Si les effets du dérèglement climatique se font déjà sentir, impossible à ce jour de prédire ce qui se produira à la fin du siècle. Météo France travaille donc sur différents scénarios pour anticiper les futures trajectoires climatiques. « Les moyennes vont changer, tout comme les extrêmes », assure Jean-Marc Pietrzark, directeur inter-régional Nord de Météo France. « D’ici la fin du siècle, il est probable que le réchauffement climatique sur le globe soit de l’ordre de 3 degrés. En France, nous serons plutôt à 4 degrés », poursuit-il.

Lors des Assises de l’eau, à Amiens ce 26 avril. (c)Aletheia Press/DLP

Un changement qui entraînera une modification profonde du cycle de l’eau et des saisons. « Dans les Hauts-de-France, les projections prévoient environ +10% de pluie. Mais celle-ci aura une importante variabilité : Les précipitations en hiver pourraient être plus importantes, de l’ordre de +25 à 30%, et moindres en été, entre -10 et -15% », détaille l’expert. Ce dernier insiste : si l’on peut avoir le sentiment que le département sera préservé, ce n’est pas le cas. D’ici la fin du siècle, le territoire comptera un mois supplémentaire considéré comme sec.

Anticiper les changements

Particulièrement concernés par la préservation des ressources, les acteurs de l’agro-alimentaires, comme Bonduelle, font évoluer leurs modèles et méthodes de production. « Notre groupe possède quatre usines en Hauts-de-France, ce qui représente 20% de son activité. Nous travaillons avec 1 150 agriculteurs dont 95% sont installés dans la région », détaille Christophe Vieillard, directeur agronomie des Hauts-de-France au sein de Bonduelle. L’entreprise, fondée il y a 170 ans, transforme des légumes de pleins champs et se trouve donc directement impactée par les conditions météorologiques. « En 2022, les arrêtés de limitation de l’eau sont tombés au moment où l’on en avait besoin pour la culture des haricots verts, beurres et des flageolets. Ce sont des légumes qui ne demandent pas beaucoup d’eau mais qui sont très sensibles aux risques hydriques », précise Armand Frassaint, agriculteur installé dans l’est de la Somme et représentant de l’une des deux associations de producteurs qui approvisionnent le site Bonduelle d’Estrée-Mons. 

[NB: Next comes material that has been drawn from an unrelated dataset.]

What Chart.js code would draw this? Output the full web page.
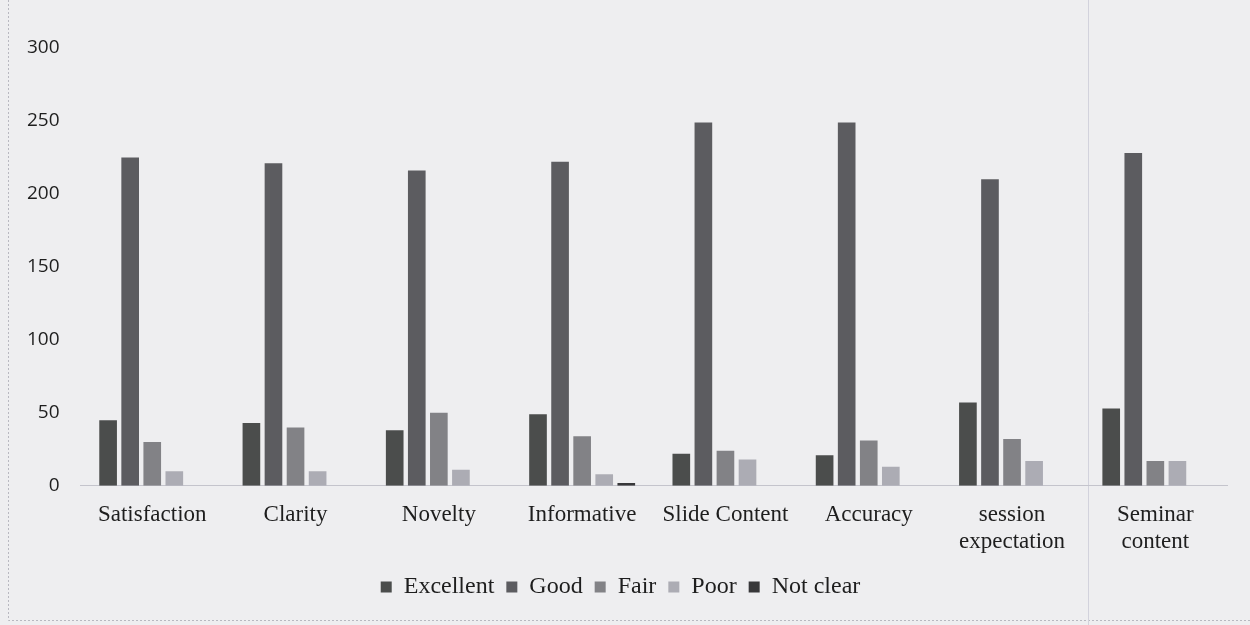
<!DOCTYPE html>
<html>
<head>
<meta charset="utf-8">
<script src="https://cdn.jsdelivr.net/npm/chart.js@4.4.1/dist/chart.umd.min.js"></script>
<style>
  html, body { margin: 0; padding: 0; background: #eeeef0; }
  #wrap { width: 1250px; height: 625px; }
</style>
</head>
<body>
<div id="wrap"><canvas id="chart" width="1250" height="625"></canvas></div>
<script>
  // Categories and series
  const categories = [
    "Satisfaction", "Clarity", "Novelty", "Informative", "Slide Content",
    "Accuracy", ["session", "expectation"], ["Seminar", "content"]
  ];
  const excellent = [45, 43, 38, 49, 22, 21, 57, 53];
  const good      = [225, 221, 216, 222, 249, 249, 210, 228];
  const fair      = [30, 40, 50, 34, 24, 31, 32, 17];
  const poor      = [10, 10, 11, 8, 18, 13, 17, 17];
  const notClear  = [0, 0, 0, 2, 0, 0, 0, 0];
  const yTicks    = [0, 50, 100, 150, 200, 250, 300];

  const paper = {
    id: "paper",
    beforeDraw(chart) {
      const { ctx, width, height } = chart;
      ctx.save();
      ctx.fillStyle = "#eeeef0";
      ctx.fillRect(0, 0, width, height);
      // faint dotted frame of the scanned figure
      ctx.strokeStyle = "#b8b8c0";
      ctx.setLineDash([2, 2]);
      ctx.lineWidth = 1;
      ctx.beginPath();
      ctx.moveTo(8.5, 0);
      ctx.lineTo(8.5, 620.5);
      ctx.lineTo(width, 620.5);
      ctx.stroke();
      ctx.setLineDash([]);
      ctx.strokeStyle = "#d2d2dc";
      ctx.beginPath();
      ctx.moveTo(1088.5, 0);
      ctx.lineTo(1088.5, height);
      ctx.stroke();
      ctx.restore();
    }
  };

  const serif = "'Liberation Serif', 'DejaVu Serif', serif";

  new Chart(document.getElementById("chart"), {
    type: "bar",
    data: {
      labels: categories,
      datasets: [
        { label: "Excellent", data: excellent, backgroundColor: "#4b4d4c" },
        { label: "Good",      data: good,      backgroundColor: "#5c5c60" },
        { label: "Fair",      data: fair,      backgroundColor: "#828286" },
        { label: "Poor",      data: poor,      backgroundColor: "#acacb4" },
        { label: "Not clear", data: notClear,  backgroundColor: "#38383a" }
      ]
    },
    options: {
      responsive: false,
      animation: false,
      devicePixelRatio: 1,
      layout: { padding: { left: 14, right: 23, top: 48, bottom: 16 } },
      datasets: { bar: { categoryPercentage: 0.77, barPercentage: 0.8 } },
      scales: {
        x: {
          grid: { display: false },
          border: { color: "#c4c4cc", dash: [3, 2] },
          ticks: {
            color: "#1e1e1e",
            font: { family: serif, size: 23 },
            maxRotation: 0,
            autoSkip: false,
            padding: 7
          }
        },
        y: {
          min: 0,
          max: 300,
          afterBuildTicks: (axis) => { axis.ticks = yTicks.map(v => ({ value: v })); },
          grid: { display: false },
          border: { display: false },
          ticks: {
            color: "#1e1e1e",
            font: { family: "'Open Sans', 'Liberation Sans', sans-serif", size: 19 },
            padding: 13
          }
        }
      },
      plugins: {
        tooltip: { enabled: false },
        legend: {
          position: "bottom",
          labels: {
            color: "#1e1e1e",
            font: { family: serif, size: 24 },
            boxWidth: 11,
            boxHeight: 11,
            padding: 12
          }
        }
      }
    },
    plugins: [paper]
  });
</script>
</body>
</html>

Un an plus tard, les agriculteurs ont été confrontés à une situation identique. « Même si nous étions dans les clous dans la gestion de l’eau, la moitié des producteurs s’est retrouvée à faire des arbitrages complexes. D’où la nécessité de mener un travail de fond sur le raisonnement de l’irrigation, la sélection variétale, la préservation des sols ou encore la non-concentration des légumes sur un même territoire », note Christophe Vieillard.